A NASCAR Cup series car is a massive thing. At 1500kg, they are 150kg heavier than a V8Supercar, 400kg heavier than a GT3 car, and more than 500kg heavier than the fastest Le Mans Prototypes. At identical speeds, all that extra weight has to be sprung, mounted, carried, and moved through the corners. Objects are lazy and they like to keep on doing whatever it is that they are doing unless they are forced to change their behaviour by something else. That something else is brakes, tyres, suspension, aerodynamic devices; and it should be pretty obvious that a heavy thing which contains more mass is going to need more force and more stress to change its behaviour than a less massive and more nimble thing. This is the reason why womens' figure skating exists at the Winter Olympics - originally there was only an open event but women who are generally smaller and more nimble, end up being magnitudes better than men for this very reason.

It is they physical size of a NASCAR Cup car that will be its downfall against smaller and slipperier opposition. A NASCAR Cup car is an exceptionally huge thing in the world of motor racing and that's in part because of the story of how they came to be. In the 1960s and 70s when petrol retailed for mere cents per gallon, nobody in America cared about trying to build sophisticated machinery. It had to be reliable and fast; thus, NASCAR Cup cars made exceptionally fast, exceptionally big but dumb power. It was only in the 1980s that they reined in the size of the cars to what people drove on the street and even then, the platform was still very wide.

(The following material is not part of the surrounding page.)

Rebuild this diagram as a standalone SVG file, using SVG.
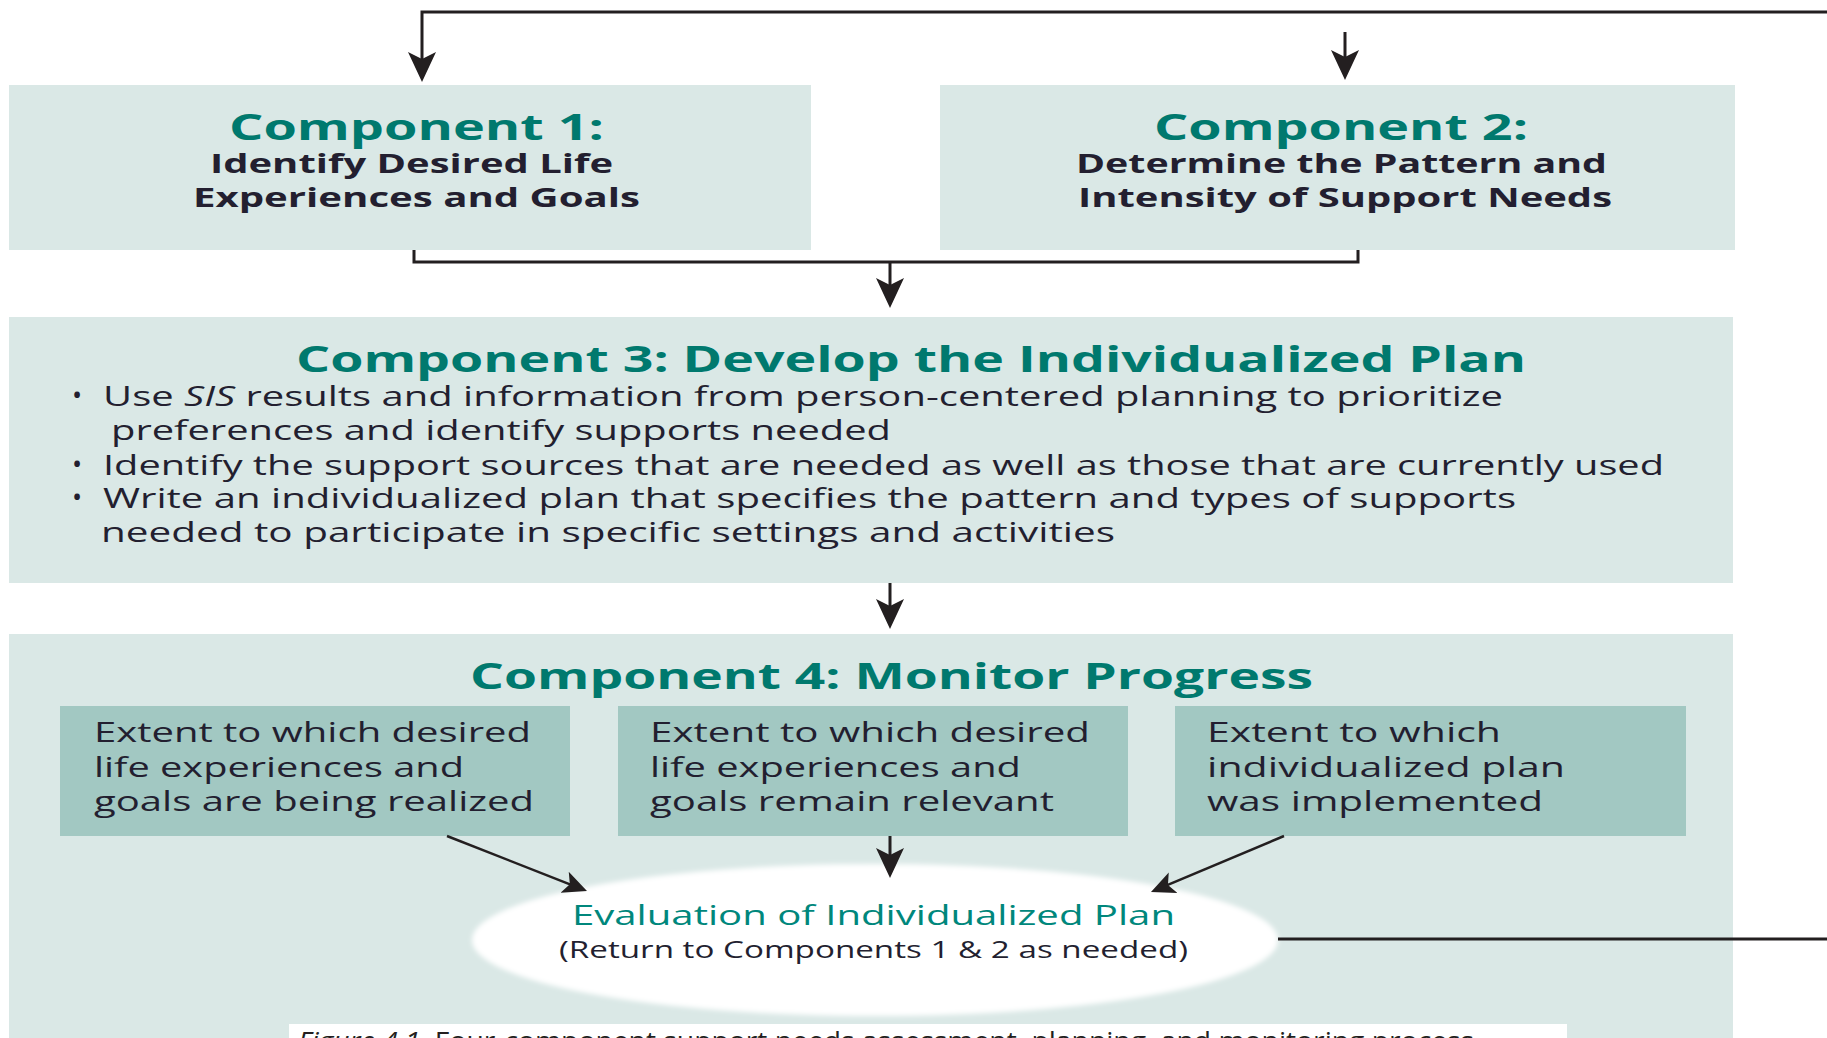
<svg xmlns="http://www.w3.org/2000/svg" width="1827" height="1038" viewBox="0 0 1827 1038">
<style>
.box{fill:#dae8e6}
.sub{fill:#a2c8c2}
.title{font-family:"Open Sans","Liberation Sans",sans-serif;font-weight:700;font-size:36px;fill:#00796e}
.subt{font-family:"Open Sans","Liberation Sans",sans-serif;font-weight:700;font-size:27px;fill:#231f30}
.body{font-family:"Open Sans","Liberation Sans",sans-serif;font-weight:400;font-size:27px;fill:#231f30}
.st{font-family:"Open Sans","Liberation Sans",sans-serif;font-weight:400;font-size:28px;fill:#231f30}
.ev{font-family:"Open Sans","Liberation Sans",sans-serif;font-weight:400;font-size:27px;fill:#00877c}
.par{font-family:"Open Sans","Liberation Sans",sans-serif;font-weight:400;font-size:23px;fill:#231f30}
.cap{font-family:"Open Sans","Liberation Sans",sans-serif;font-weight:400;font-size:25px;fill:#231f20}
.ln{fill:none;stroke:#231f20;stroke-width:3}
.lnd{fill:none;stroke:#231f20;stroke-width:2.5}
</style>
<defs>
<marker id="ah" viewBox="0 0 30 30" refX="8" refY="15" markerWidth="30" markerHeight="30" markerUnits="userSpaceOnUse" orient="auto"><path d="M0,1 L30,15 L0,29 L7,15 Z" fill="#231f20"/></marker>
<marker id="ahs" viewBox="0 0 30 30" refX="8" refY="15" markerWidth="24" markerHeight="24" markerUnits="userSpaceOnUse" orient="auto"><path d="M0,1 L30,15 L0,29 L7,15 Z" fill="#231f20"/></marker>
<filter id="soft" x="-5%" y="-10%" width="110%" height="120%"><feGaussianBlur stdDeviation="2.5"/></filter>
</defs>
<rect width="1827" height="1038" fill="#ffffff"/>

<g id="component1">
<rect class="box" x="9" y="85" width="802" height="165"/>
<text class="title" x="229" y="140" textLength="375" lengthAdjust="spacingAndGlyphs">Component 1:</text>
<text class="subt" x="210" y="173" textLength="403" lengthAdjust="spacingAndGlyphs">Identify Desired Life</text>
<text class="subt" x="193" y="207" textLength="447" lengthAdjust="spacingAndGlyphs">Experiences and Goals</text>
</g>

<g id="component2">
<rect class="box" x="940" y="85" width="795" height="165"/>
<text class="title" x="1154" y="140" textLength="374" lengthAdjust="spacingAndGlyphs">Component 2:</text>
<text class="subt" x="1076" y="173" textLength="531" lengthAdjust="spacingAndGlyphs">Determine the Pattern and</text>
<text class="subt" x="1078" y="207" textLength="534" lengthAdjust="spacingAndGlyphs">Intensity of Support Needs</text>
</g>

<g id="component3">
<rect class="box" x="9" y="317" width="1724" height="266"/>
<text class="title" x="296" y="372" textLength="1230" lengthAdjust="spacingAndGlyphs">Component 3: Develop the Individualized Plan</text>
<text class="body" x="72" y="405" font-size="20">•</text>
<text class="body" x="103" y="406" textLength="1400" lengthAdjust="spacingAndGlyphs">Use <tspan font-style="italic">SIS</tspan> results and information from person-centered planning to prioritize</text>
<text class="body" x="111" y="440" textLength="780" lengthAdjust="spacingAndGlyphs">preferences and identify supports needed</text>
<text class="body" x="72" y="474" font-size="20">•</text>
<text class="body" x="103" y="475" textLength="1561" lengthAdjust="spacingAndGlyphs">Identify the support sources that are needed as well as those that are currently used</text>
<text class="body" x="72" y="507" font-size="20">•</text>
<text class="body" x="103" y="508" textLength="1413" lengthAdjust="spacingAndGlyphs">Write an individualized plan that specifies the pattern and types of supports</text>
<text class="body" x="101" y="542" textLength="1014" lengthAdjust="spacingAndGlyphs">needed to participate in specific settings and activities</text>
</g>

<g id="component4">
<rect class="box" x="9" y="634" width="1724" height="410"/>
<text class="title" x="470" y="689" textLength="843" lengthAdjust="spacingAndGlyphs">Component 4: Monitor Progress</text>
</g>

<g id="measure-realized">
<rect class="sub" x="60" y="706" width="510" height="130"/>
<text class="st" x="94" y="742" textLength="437" lengthAdjust="spacingAndGlyphs">Extent to which desired</text>
<text class="st" x="94" y="777" textLength="370" lengthAdjust="spacingAndGlyphs">life experiences and</text>
<text class="st" x="94" y="811" textLength="440" lengthAdjust="spacingAndGlyphs">goals are being realized</text>
</g>

<g id="measure-relevant">
<rect class="sub" x="618" y="706" width="510" height="130"/>
<text class="st" x="650" y="742" textLength="440" lengthAdjust="spacingAndGlyphs">Extent to which desired</text>
<text class="st" x="650" y="777" textLength="371" lengthAdjust="spacingAndGlyphs">life experiences and</text>
<text class="st" x="650" y="811" textLength="404" lengthAdjust="spacingAndGlyphs">goals remain relevant</text>
</g>

<g id="measure-implemented">
<rect class="sub" x="1175" y="706" width="511" height="130"/>
<text class="st" x="1207" y="742" textLength="294" lengthAdjust="spacingAndGlyphs">Extent to which</text>
<text class="st" x="1207" y="777" textLength="358" lengthAdjust="spacingAndGlyphs">individualized plan</text>
<text class="st" x="1207" y="811" textLength="336" lengthAdjust="spacingAndGlyphs">was implemented</text>
</g>

<g id="evaluation">
<ellipse cx="875" cy="940" rx="403" ry="76" fill="#ffffff" filter="url(#soft)"/>
<text class="ev" x="572" y="925" textLength="603" lengthAdjust="spacingAndGlyphs">Evaluation of Individualized Plan</text>
<text class="par" x="559" y="958" textLength="629" lengthAdjust="spacingAndGlyphs">(Return to Components 1 &amp; 2 as needed)</text>
</g>

<g id="caption">
<rect x="289" y="1024" width="1278" height="20" fill="#ffffff"/>
<text class="cap" x="298" y="1050" textLength="1176" lengthAdjust="spacingAndGlyphs"><tspan font-style="italic">Figure 4.1.</tspan> Four-component support needs assessment, planning, and monitoring process</text>
</g>

<g id="connectors">
<path class="ln" d="M1827,12 H422 V60" marker-end="url(#ah)"/>
<path class="ln" d="M1345,32 V58" marker-end="url(#ah)"/>
<path class="ln" d="M414,250 V262 H1358 V250"/>
<path class="ln" d="M890,262 V286" marker-end="url(#ah)"/>
<path class="ln" d="M890,583 V607" marker-end="url(#ah)"/>
<path class="ln" d="M890,836 V856" marker-end="url(#ah)"/>
<path class="lnd" d="M447,836 L570.6,884.6" marker-end="url(#ahs)"/>
<path class="lnd" d="M1284,836 L1167.2,885.2" marker-end="url(#ahs)"/>
<path class="ln" d="M1278,939 H1827"/>
</g>
</svg>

At 110in (wheelbase) by 76.5in (track) a Cup Series car is an exceptionally wide thing. 110 inches is about the same wheelbase as a large family sedan, which is very quickly becoming extinct. The VE/VF Commodore was sold in the United States under the name plate of the Chevrolet SS and for a while became the pace car for NASCAR. When directly compared on track to the NASCAR Cup Series cars, the Commodore looked tall and skinny. Anyone who owns a Commodore though, knows that they are a massively massive family sedan.

The Oreca 07 which is one of the standard prototypes used at Le Mans has a 118in (wheelbase) and 61.8in (track); which means that they'll be about as long if you allow for bodywork but at almost 15 inches narrower that's absurd. From the side, the NASCAR Cup car will look about the same size but from the front it will look like someone is racing a wide wall.

In terms of going out and being competitive, I expect the project to be mostly a failure and for the prototypes to us the Cup car as a drafting plug but it will be interesting to see if it survives at all; let alone how they work out changing drivers, brakes and maybe rotors on the fly.

The thing is though, failure is the perfect option. Failure is useful because it tells the engineers and boffins where stuff breaks so that they can improve it. One of the things that NASCAR is learning on the fly this year is that lower profile tyres have a habit if separating from wheels at the bead when pushed through sideways skew forces across the face of the tyre. It's tolerable but borderline embarrassing. 

Why bother sending a NASCAR Cup car to Le Mans? The Le Mans 24 Hour Race is a test bed for trying out new stuff until it breaks. NASCAR and Chevrolet want to be able to test a hybrid system and they want to do it in the white hot heat of competition but that's impossible in the regular NASCAR season. My suspicion is that this entry will be on a hiding to nothing and won't make it into the top 10 outright, but I guess it is the perfect place to use as a test bed for new stuff.